A novel boat-based field application of a high-frequency conductometric ammonium analyzer to characterize spatial variation in aquatic ecosystems

Documenting dissolved inorganic nitrogen (DIN) concentration and form at appropriate temporal and spatial scales is key to understanding aquatic ecosystem health, particularly as DIN fuels primary productivity. In addition to point and non-point source nutrient inputs, factors such as hydrology, geomorphology, temperature, light, and biogeochemical transformations influence nutrient dynamics in surface waters, allowing for the formation of steep spatial gradients and patchiness. Documenting nutrient variability is also necessary to identify sources, quantify transformation rates, and understand drivers. Due to logistical and cost constraints, it is often unfeasible to measure concentrations of nutrients in surface waters using discrete sampling followed by laboratory analysis at a resolution high enough to identify steep spatial gradients and patchiness.

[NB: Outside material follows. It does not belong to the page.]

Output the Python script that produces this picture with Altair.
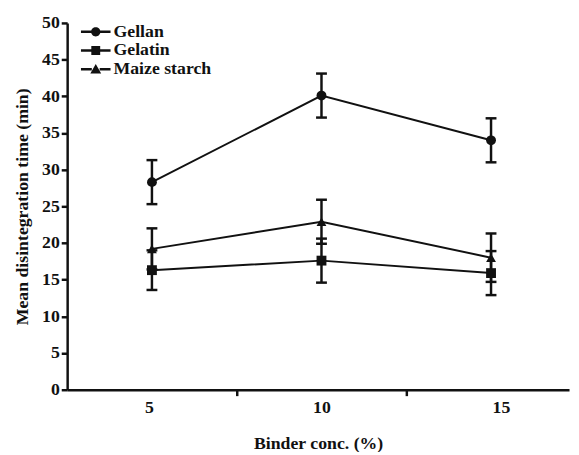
import altair as alt
import pandas as pd

conc = [5, 10, 15]
series = ["Gellan", "Gelatin", "Maize starch"]
gellan = [28.3, 40.1, 34.0]
gellan_err = [3.0, 3.0, 3.0]
gelatin = [16.3, 17.6, 15.9]
gelatin_err = [2.7, 3.0, 3.0]
maize = [19.2, 22.9, 18.0]
maize_err = [2.8, 3.0, 3.3]
x_tick_values = [5, 7.5, 10, 12.5, 15]
y_tick_values = [0, 5, 10, 15, 20, 25, 30, 35, 40, 45, 50]

rows = []
for name, vals, errs in zip(series, [gellan, gelatin, maize], [gellan_err, gelatin_err, maize_err]):
    for c, v, e in zip(conc, vals, errs):
        rows.append({"series": name, "conc": c, "mean": v, "lo": v - e, "hi": v + e})
df = pd.DataFrame(rows)

FONT = "Liberation Serif"
INK = "#111111"

x_axis = alt.Axis(
    values=x_tick_values,
    labelExpr="datum.value % 5 == 0 ? '' + datum.value : ''",
    tickOpacity={"condition": {"test": "datum.value % 5 == 0", "value": 0}, "value": 1},
    labelOffset={"condition": [{"test": "datum.value == 5", "value": -3},
                               {"test": "datum.value == 15", "value": 10}], "value": 0},
    title="Binder conc. (%)", grid=False, tickSize=6, labelPadding=3, titlePadding=19,
)
y_axis = alt.Axis(
    values=y_tick_values, title="Mean disintegration time (min)", grid=False,
    tickSize=6, labelPadding=2, titlePadding=10,
)
x_enc = alt.X("conc:Q", scale=alt.Scale(domain=[2.5, 17.3], nice=False, zero=False), axis=x_axis)
y_scale = alt.Scale(domain=[0, 50], nice=False)

base = alt.Chart(df)

lines = base.mark_line(color=INK, strokeWidth=2).encode(
    x=x_enc, y=alt.Y("mean:Q", scale=y_scale, axis=y_axis), detail="series:N"
)
bars = base.mark_rule(color=INK, strokeWidth=2.5).encode(
    x=x_enc, y=alt.Y("lo:Q", scale=y_scale, axis=y_axis), y2="hi:Q"
)
caps_lo = base.mark_tick(orient="horizontal", size=11, thickness=2.5, color=INK, opacity=1).encode(
    x=x_enc, y=alt.Y("lo:Q", scale=y_scale, axis=y_axis)
)
caps_hi = base.mark_tick(orient="horizontal", size=11, thickness=2.5, color=INK, opacity=1).encode(
    x=x_enc, y=alt.Y("hi:Q", scale=y_scale, axis=y_axis)
)
points = base.mark_point(filled=True, opacity=1, size=100, color=INK).encode(
    x=x_enc, y=alt.Y("mean:Q", scale=y_scale, axis=y_axis),
    shape=alt.Shape("series:N", scale=alt.Scale(domain=series, range=["circle", "square", "triangle-up"]), legend=None),
)

# custom legend symbols (filled line segments + marker); path units are scaled by sqrt(size)/2
seg = "M-3.0,-0.25H-0.8V0.25H-3.0ZM0.8,-0.25H3.0V0.25H0.8Z"
legend_paths = [
    seg + "M0.95,0A0.95,0.95,0,1,1,-0.95,0A0.95,0.95,0,1,1,0.95,0Z",
    seg + "M-0.9,-0.9H0.9V0.9H-0.9Z",
    seg + "M0,-1.05L1.1,0.85H-1.1Z",
]
legend_layer = base.transform_filter("false").mark_point(
    filled=True, opacity=1, size=100, color=INK
).encode(
    x=x_enc, y=alt.Y("mean:Q", scale=y_scale, axis=y_axis),
    shape=alt.Shape(
        "series:N",
        scale=alt.Scale(domain=series, range=legend_paths),
        legend=alt.Legend(
            title=None, orient="none", legendX=20, legendY=0, padding=0,
            symbolSize=100, labelOffset=9, rowPadding=1,
            labelFont=FONT, labelFontSize=18, labelFontWeight="bold", labelColor=INK,
            symbolFillColor=INK, symbolOpacity=1,
        ),
    ),
)

chart = (
    alt.layer(lines, bars, caps_lo, caps_hi, points, legend_layer)
    .resolve_scale(shape="independent")
    .properties(
        width=509, height=372,
        autosize=alt.AutoSizeParams(type="none"),
        padding={"left": 60, "top": 12, "right": 2, "bottom": 60},
        background="white",
    )
    .configure_view(stroke=None)
    .configure_axis(
        domainColor=INK, domainWidth=2.5, tickColor=INK, tickWidth=2.5,
        labelFont=FONT, labelFontSize=18, labelFontWeight="bold", labelColor=INK,
        titleFont=FONT, titleFontSize=18, titleFontWeight="bold", titleColor=INK,
    )
)

chart.save("out.html", embed_options={"renderer": "svg", "actions": False})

Because of these constraints, data generated from discrete sampling are limited in space and time, often missing key variabilities. Recent advancements of in situ nitrate plus nitrite (NO3- and NO2-) sensor technology has enabled highly temporally and spatially resolved NO3- concentration measurements in aquatic ecosystems. However, comparable information about ammonium (NH4+) concentrations remains unavailable. To address this need, U.S. Geological Survey collaborated with Timberline Instruments to modify their commercially available benchtop TL-2800 ammonia analyzer to collect high-frequency continuous (1 unique sample measurement per second) NH4+ concentration measurements at a micromolar (0.5 µM) resolution in flow-through mode while receiving water pumped from a moving boat. Although the utility of this method is described for spatial surveys, we anticipate that it would be adaptable to installation at a fixed station for continuous monitoring of NH4+ concentration.